As a parent, we are always faced with choices.
When it comes to mathematics, the same applies.
Below is a comparative analysis of three methods to teaching the child mathematics.
The Kumon Mathematics method was founded by Toru Kumon, a Japanese educator, in the 1950s.
This method intends to supplement rather than replace the school syllabus. According to this structure, students are made to learn the subject, not as a group in a classroom but more on an individual level.
It usually begins with recognition of patterns, followed by counting and finally ending on calculus and statistics. There are trained instructors who guide the students.
One of the positives of this system lies in the fact that each student is allowed to progress at her own pace. She can move to the next level only when she has achieved mastery over one. Mastery is defined in terms of speed and accuracy.
The students take an achievement test on completion of each level. The ratio between the time taken and the number of mistakes she makes, determines the group of the student. For each level, there are four groups. The lower the group, the better is the score.
Some of the other advantages of this system are:
- Since one progresses at her own pace, it instils self confidence in the child without any excessive competition.
- Develops the habit of self learning.
- Kumon maths worksheets need daily practice, and hence, require high involvement of parents.
A few of the drawbacks of the Kumon method are:
- It does not cover geometry sufficiently well.
- There is no curriculum for mental maths .
- Progress is achieved by making her repeatedly working on the same Kumon maths worksheets till she has reached a satisfactory level of performance.
Abacus maths hails from China. It is quite popular in Japan as well where it is known as Soroban.
An abacus is actually a frame, usually made of wood. On this frame, there are beads, which slide along wires.
It is known to have been quite successful amongst the young who are starting to learn how to perform addition, subtraction, multiplication and division. As one gains expertise on the frame, slowly she is shifted onto using the tool mentally.
Abacus maths increases a child’s concentration level, improves memory power, and the speed of response to a situation.
However, its drawback lies in the fact that it focuses primarily on the four traditional modes of calculations. More advanced mathematical concepts like algebra, geometry, trigonometry and calculus cannot be solved using this method.
Another drawback abacus maths is the monotony that it brings with it. Grasping the use of the abacus and thereafter moving onto mental maths can take well over two years and a lot of course work. This increases the chances of a child getting bored with the subject.
Vedic maths was founded in 1911 by Swami Bharati Krisna Tirthaji – the Sankaracharya from the Govardhan Matha in Puri. It has its roots in the Atharva Veda.

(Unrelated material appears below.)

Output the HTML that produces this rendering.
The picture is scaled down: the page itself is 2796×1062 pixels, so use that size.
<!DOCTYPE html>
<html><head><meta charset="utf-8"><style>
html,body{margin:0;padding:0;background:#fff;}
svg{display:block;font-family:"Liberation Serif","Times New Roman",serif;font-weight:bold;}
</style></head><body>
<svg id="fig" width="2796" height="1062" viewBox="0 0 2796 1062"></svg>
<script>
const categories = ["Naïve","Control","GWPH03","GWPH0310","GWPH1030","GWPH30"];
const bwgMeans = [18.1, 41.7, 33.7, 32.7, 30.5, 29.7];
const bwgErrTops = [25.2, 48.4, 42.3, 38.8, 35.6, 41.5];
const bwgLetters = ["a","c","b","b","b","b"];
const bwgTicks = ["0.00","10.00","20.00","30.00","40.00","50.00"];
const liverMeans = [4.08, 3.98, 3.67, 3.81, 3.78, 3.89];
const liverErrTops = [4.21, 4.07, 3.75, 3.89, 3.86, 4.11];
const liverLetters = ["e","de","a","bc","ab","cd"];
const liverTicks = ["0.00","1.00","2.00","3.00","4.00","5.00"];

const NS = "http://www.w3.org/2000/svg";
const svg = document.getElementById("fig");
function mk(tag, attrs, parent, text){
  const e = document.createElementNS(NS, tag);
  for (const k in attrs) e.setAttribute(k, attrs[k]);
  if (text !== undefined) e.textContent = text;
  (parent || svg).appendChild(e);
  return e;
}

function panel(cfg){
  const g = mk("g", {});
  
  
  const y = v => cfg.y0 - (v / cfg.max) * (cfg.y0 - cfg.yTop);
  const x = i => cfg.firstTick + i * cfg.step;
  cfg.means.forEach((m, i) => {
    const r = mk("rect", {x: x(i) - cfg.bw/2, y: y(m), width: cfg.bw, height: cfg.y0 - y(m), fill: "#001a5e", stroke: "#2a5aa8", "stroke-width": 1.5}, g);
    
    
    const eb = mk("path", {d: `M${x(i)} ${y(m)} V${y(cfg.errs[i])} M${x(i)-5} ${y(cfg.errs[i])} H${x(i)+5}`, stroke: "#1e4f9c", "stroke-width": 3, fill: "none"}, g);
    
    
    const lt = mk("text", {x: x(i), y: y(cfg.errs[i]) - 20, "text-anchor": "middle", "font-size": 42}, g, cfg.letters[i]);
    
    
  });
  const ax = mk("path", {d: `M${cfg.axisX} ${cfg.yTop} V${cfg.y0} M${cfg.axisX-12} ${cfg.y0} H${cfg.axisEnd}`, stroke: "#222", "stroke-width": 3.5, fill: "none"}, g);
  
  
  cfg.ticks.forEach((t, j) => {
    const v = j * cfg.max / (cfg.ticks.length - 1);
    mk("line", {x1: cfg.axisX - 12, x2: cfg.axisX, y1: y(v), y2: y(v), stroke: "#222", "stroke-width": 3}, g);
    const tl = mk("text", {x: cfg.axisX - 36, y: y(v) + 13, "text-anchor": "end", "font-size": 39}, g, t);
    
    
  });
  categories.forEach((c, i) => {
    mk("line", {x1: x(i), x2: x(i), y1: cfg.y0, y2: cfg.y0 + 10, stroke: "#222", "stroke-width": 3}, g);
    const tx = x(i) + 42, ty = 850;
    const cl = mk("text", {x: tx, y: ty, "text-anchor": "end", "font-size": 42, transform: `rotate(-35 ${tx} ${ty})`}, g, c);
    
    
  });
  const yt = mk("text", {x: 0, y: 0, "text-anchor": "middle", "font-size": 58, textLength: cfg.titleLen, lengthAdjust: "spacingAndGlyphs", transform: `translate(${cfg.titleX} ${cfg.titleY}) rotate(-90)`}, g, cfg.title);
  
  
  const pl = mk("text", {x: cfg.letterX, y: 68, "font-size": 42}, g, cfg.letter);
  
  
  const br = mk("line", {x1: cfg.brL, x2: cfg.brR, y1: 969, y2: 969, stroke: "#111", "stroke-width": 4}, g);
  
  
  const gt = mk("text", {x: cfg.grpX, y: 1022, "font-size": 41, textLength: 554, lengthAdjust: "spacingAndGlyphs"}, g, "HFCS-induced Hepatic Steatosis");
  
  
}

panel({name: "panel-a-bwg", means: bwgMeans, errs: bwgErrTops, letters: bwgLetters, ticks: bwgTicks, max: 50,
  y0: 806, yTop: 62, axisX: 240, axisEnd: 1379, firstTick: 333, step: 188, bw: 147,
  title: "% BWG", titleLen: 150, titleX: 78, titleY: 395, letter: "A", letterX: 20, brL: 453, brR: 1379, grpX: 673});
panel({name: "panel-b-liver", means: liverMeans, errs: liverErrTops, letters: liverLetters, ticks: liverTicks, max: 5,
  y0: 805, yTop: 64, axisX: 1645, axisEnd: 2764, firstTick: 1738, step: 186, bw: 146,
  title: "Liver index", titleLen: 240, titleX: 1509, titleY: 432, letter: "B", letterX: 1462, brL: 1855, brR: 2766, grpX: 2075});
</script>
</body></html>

This form helps a child not only to learn simple calculations like addition, subtraction, multiplication and division but also perform more complex calculations like algebra, geometry, calculus and trigonometry. This is done with 16 Sanskrit word formulae.
Some of the advantages of Vedic maths are:
It is more systematic than the above two and has a lot of scope for the development of mental sharpness in a child.

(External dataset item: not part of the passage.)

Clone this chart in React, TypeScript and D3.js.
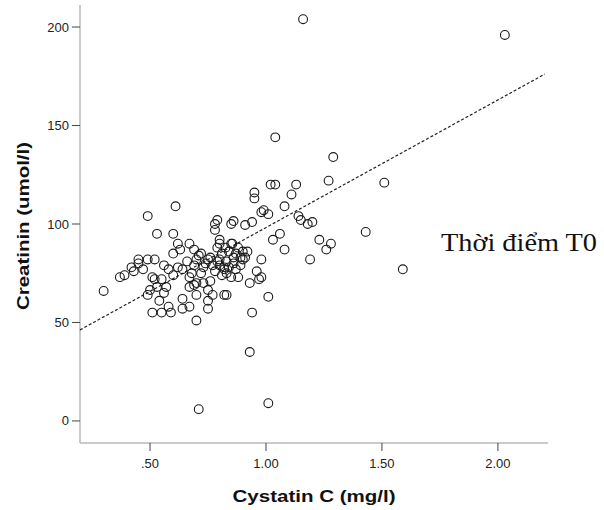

- This method allows a child to develop her own problem solving method without hindering her to use one single correct method of operation. This makes a child more interested in the subject and also develops her intelligence level.
- As per the Vedic Matsh, there are just 16 sutras with which all calculations can be done. For example, the ‘Vertically and Crosswise’ formula can be used not only for multiplications but also to solve simultaneous equations and also to solve matrix problems.
- It does not focus on learning by repetition but rather through logic and understanding of the fundamental concepts.
- The rules of calculation in Vedic Maths are simple. For example, use the sutra Ekadhikena Purvena sutra (meaning by one more than the one before) if you want to find the square of 45. According to this, as the first digit is four and the second is five, multiply four with four plus one which equals 20 and then multiply five with five which is 25. The solution is thus 2025. The same can be used for all number ending with the digit five.